I agree that Nixon would likely not have made the mistake Kennedy made about Diem. Some of that was McNamara who kept Lansdale away from Diem. Maybe lansdale's strategy in the Philippines would have failed but Nixon was too experienced agree to that coup. Kennedy was lured into trouble by Maxwell Taylor who despised Eisenhower as weak.

Rollo said...

Much is made of 'suspicions' in Texas and 'irregularities' in Illinois as if such charges are, in themselves, dispositive. In the wake of 2020, we should know better than that.

Should we really?

Why? Because we aren't allowed to ask questions anymore?
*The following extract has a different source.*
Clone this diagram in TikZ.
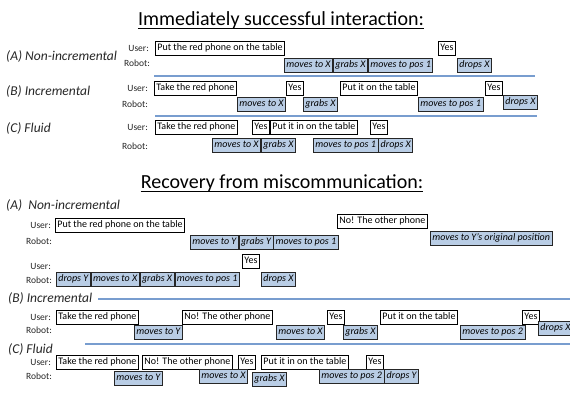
\documentclass[tikz,border=0pt]{standalone}
\usepackage{fontspec}
\setmainfont{Carlito}
\usetikzlibrary{positioning}
\definecolor{robotfill}{RGB}{185,205,229}
\definecolor{sepblue}{RGB}{120,157,207}
\definecolor{labelgray}{RGB}{38,38,38}

\begin{document}
\begin{tikzpicture}[x=1pt,y=-1pt,
  ubox/.style={draw=black,fill=white,line width=0.8pt,anchor=west,
    font=\fontsize{10}{12}\selectfont,inner xsep=2pt,inner ysep=2.5pt,
    text height=7pt,text depth=2pt},
  rbox/.style={ubox,fill=robotfill,draw=black!85,
    font=\fontsize{10}{12}\selectfont\itshape},
  who/.style={anchor=east,inner sep=0pt,text=labelgray,
    font=\fontsize{9.5}{11}\selectfont},
  sect/.style={anchor=west,inner sep=0pt,text=labelgray,
    font=\fontsize{13.5}{16}\selectfont\itshape},
  ttl/.style={inner sep=0pt,font=\fontsize{20}{24}\selectfont},
  uline/.style={line width=1.2pt},
  sep/.style={sepblue,line width=1.2pt}]
\useasboundingbox (0,0) rectangle (570,394);

% immediately successful interaction
\node[ttl] (title1) at (281,20) {Immediately successful interaction:};
\draw[uline] ([yshift=-3pt]title1.base west) -- ([yshift=-3pt]title1.base east);

% (A) non-incremental
\node[sect] (secta1) at (6,56) {(A) Non-incremental};
\node[who] (usera1) at (149,48) {User:};
\node[who] (robota1) at (150,63) {Robot:};
\node[ubox] (a1u1) at (155,48) {Put the red phone on the table};
\node[ubox] (a1u2) at (438,48) {Yes};
\node[rbox] (a1r1) at (284,65) {moves to X};
\node[rbox,right=0pt of a1r1] (a1r2) {grabs X};
\node[rbox,right=0pt of a1r2] (a1r3) {moves to pos 1};
\node[rbox] (a1r4) at (457,65) {drops X};
\draw[sep] (154,76) -- (535,76);

% (B) incremental
\node[sect] (sectb1) at (6,91) {(B) Incremental};
\node[ubox] (b1u1) at (154,88) {Take the red phone};
\node[ubox] (b1u2) at (286,88) {Yes};
\node[ubox] (b1u3) at (340,88) {Put it on the table};
\node[ubox] (b1u4) at (485,88) {Yes};
\node[rbox] (b1r1) at (237,104) {moves to X};
\node[rbox] (b1r2) at (303,104) {grabs X};
\node[rbox] (b1r3) at (418,104) {moves to pos 1};
\node[rbox] (b1r4) at (503,102) {drops X};
\draw[sep] (155,116) -- (537,116);

% (C) fluid
\node[sect] (sectc1) at (6,128) {(C) Fluid};
\node[ubox] (c1u1) at (155,127) {Take the red phone};
\node[ubox] (c1u2) at (252,127) {Yes};
\node[ubox] (c1u3) at (270,127) {Put it in on the table};
\node[ubox] (c1u4) at (370,127) {Yes};
\node[rbox] (c1r1) at (212,145) {moves to X};
\node[rbox,right=0pt of c1r1] (c1r2) {grabs X};
\node[rbox] (c1r3) at (313,145) {moves to pos 1};
\node[rbox,right=0pt of c1r3] (c1r4) {drops X};

\foreach \n/\yu/\yr in {b1/88/104, c1/127/146}
{       \node[who] (user\n) at (148,\yu) {User:};
        \node[who] (robot\n) at (148,\yr) {Robot:};
}

% recovery from miscommunication
\node[ttl] (title2) at (282,183) {Recovery from miscommunication:};
\draw[uline] ([yshift=-3pt]title2.base west) -- ([yshift=-3pt]title2.base east);

% (A) non-incremental
\node[sect] (secta2) at (6,205) {(A)\ \ Non-incremental};
\node[ubox] (a2u1) at (55,225) {Put the red phone on the table};
\node[ubox] (a2u2) at (337,221) {No! The other phone};
\node[rbox] (a2r1) at (190,242) {moves to Y};
\node[rbox,right=0pt of a2r1] (a2r2) {grabs Y};
\node[rbox,right=0pt of a2r2] (a2r3) {moves to pos 1};
\node[rbox] (a2r4) at (430,238) {moves to Y’s original position};
\node[ubox] (a3u1) at (242,261) {Yes};
\node[rbox] (a3r1) at (56,279) {drops Y};
\node[rbox,right=0pt of a3r1] (a3r2) {moves to X};
\node[rbox,right=0pt of a3r2] (a3r3) {grabs X};
\node[rbox,right=0pt of a3r3] (a3r4) {moves to pos 1};
\node[rbox] (a3r5) at (261,279) {drops X};

% (B) incremental
\node[sect] (sectb2) at (8,298) {(B) Incremental};
\draw[sep] (98,299) -- (570,299);
\node[ubox] (b2u1) at (56,317) {Take the red phone};
\node[ubox] (b2u2) at (182,317) {No! The other phone};
\node[ubox] (b2u3) at (327,317) {Yes};
\node[ubox] (b2u4) at (380,317) {Put it on the table};
\node[ubox] (b2u5) at (522,317) {Yes};
\node[rbox] (b2r1) at (134,332) {moves to Y};
\node[rbox] (b2r2) at (276,332) {moves to X};
\node[rbox] (b2r3) at (343,332) {grabs X};
\node[rbox] (b2r4) at (460,332) {moves to pos 2};
\node[rbox] (b2r5) at (538,328) {drops X};

% (C) fluid
\node[sect] (sectc2) at (8,349) {(C) Fluid};
\draw[sep] (85,344) -- (570,344);
\node[ubox] (c2u1) at (56,362) {Take the red phone};
\node[ubox] (c2u2) at (142,362) {No! The other phone};
\node[ubox] (c2u3) at (238,362) {Yes};
\node[ubox] (c2u4) at (261,362) {Put it in on the table};
\node[ubox] (c2u5) at (366,362) {Yes};
\node[rbox] (c2r1) at (114,378) {moves to Y};
\node[rbox] (c2r2) at (199,376) {moves to X};
\node[rbox] (c2r3) at (252,379) {grabs X};
\node[rbox] (c2r4) at (319,376) {moves to pos 2};
\node[rbox,right=0pt of c2r4] (c2r5) {drops Y};

\foreach \n/\yu/\yr in {a2/225/241, a3/266/280, b2/317/330, c2/362/376}
{       \node[who] (user\n) at (51,\yu) {User:};
        \node[who] (robot\n) at (52,\yr) {Robot:};
}
\end{tikzpicture}
\end{document}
Thanks for the much needed laugh.

Howard said...

Caro reminds me of fictional Chief of Staff Leo McGary of the West Wing television serials.

readering said...

I read The Making 60 as a schoolboy and was fascinated. Then The Selling for 68 and Boys on the Bus for 72. AFter that got the vote and followed things as they happened. Tried What It Takes for 88 but got bogged down. Tried one of the 00 books and same thing.

Tim said...

Chicago was fixed. And that was enough. And after Daley and the Mob delivered the win, Kennedy reneged. Which is why he ended up being assassinated. Kennedy is one of the three that we know about that were rigged. Hayes and Biden being the other two. Hayes they got away with by agreeing to end reconstruction and let the Southern states disenfranchise the ex-slaves. Kennedy got by with being charismatic and not rocking the boat, moving himself quite firmly to the center. Biden? They media thought they could bury that, but it looks like it is going to cost them the support of most of the country.

Josephbleau said...

In my last three attempts to vote for president in Chicago, in the first I was told I was not on the right voting list even though I was registered and my name was in the signature book. The next time the vote scanning machine was jammed with paper and the guys said I needed to give them my ballot and they would scan it after it was unjammed. Of course the paper ballot shows who I voted for. I waited for an hour and no one unjammed it so I left. A lot of people there were pissed. Last time I really got to vote.